OpenAI uses x-ratelimit-remaining-tokens and x-ratelimit-remaining-requests
Anthropic uses anthropic-ratelimit-tokens-remaining and anthropic-ratelimit-requests-remaining
Google Gemini communicates limits through error response bodies rather than headers in most cases

For a bot that needs to handle burst traffic from a Discord server, understanding the per-minute versus per-day limit structure matters more than the headline limit number. OpenAI and Anthropic both have per-minute token limits that can be exhausted even when you are well within daily quotas.

Multimodal Inputs Across Providers

Vision capabilities are now nearly universal across major providers, but the details diverge in ways that affect what you can build. All of OpenAI, Anthropic, and Google accept image inputs as base64-encoded data or URLs. The practical differences emerge around file size limits, supported formats, and whether URL-based images are fetched by the provider or processed as references.

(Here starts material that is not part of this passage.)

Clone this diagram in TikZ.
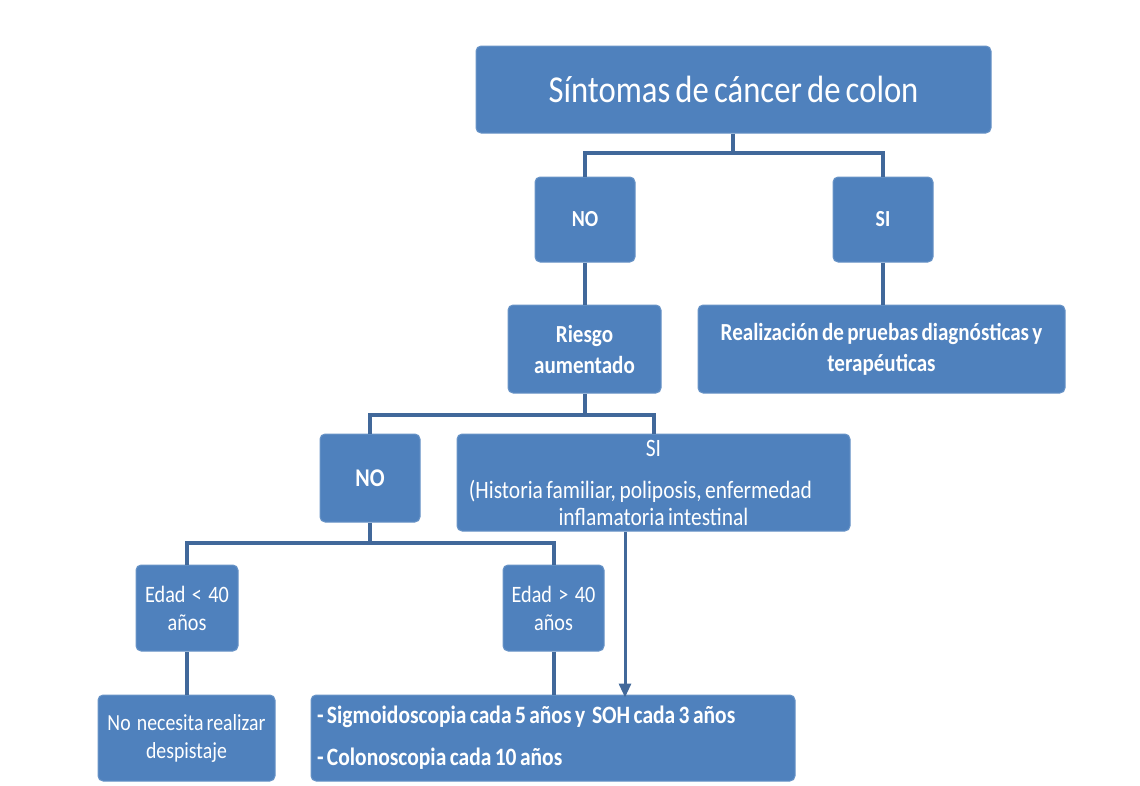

Anthropic’s Claude supports PDF inputs directly as document blocks, which is genuinely useful for document processing without a pre-processing step. OpenAI’s file handling goes through the Files API with a separate upload step. Gemini 2.0 supports inline audio and video through the Files API, which the others do not offer at the same level of integration.

For my bot, the ability to process user-uploaded images inline without a separate storage step simplified the architecture considerably. That capability existed across providers, but the implementation details around size limits and accepted MIME types were only discoverable through testing, not documentation.

Building a Personal Research Process

Willison’s broader contribution here is modeling a systematic approach: write small test scripts, run them against multiple providers with the same inputs, document what you find, and keep the test scripts around so you can re-run them as providers update their implementations. The llm tool’s logging functionality stores every prompt and response locally, which makes that kind of comparative testing much less tedious.

For anyone evaluating LLM APIs seriously, the research process should include:

A standard test prompt suite covering your actual use cases
Latency measurements at different context lengths, not just empty-context baselines
Cost calculations at your projected usage volumes, including the difference between input and output token pricing
Failure mode testing: what happens at rate limits, with malformed inputs, with very long outputs
A check of which features are in preview versus generally available, since preview features can disappear or change without the same notice as stable features

The LLM API landscape is genuinely useful and has improved substantially over the past two years. What has not improved at the same rate is the quality of comparative information available to developers trying to make informed choices. Building your own research process, however lightweight, pays off faster than you expect.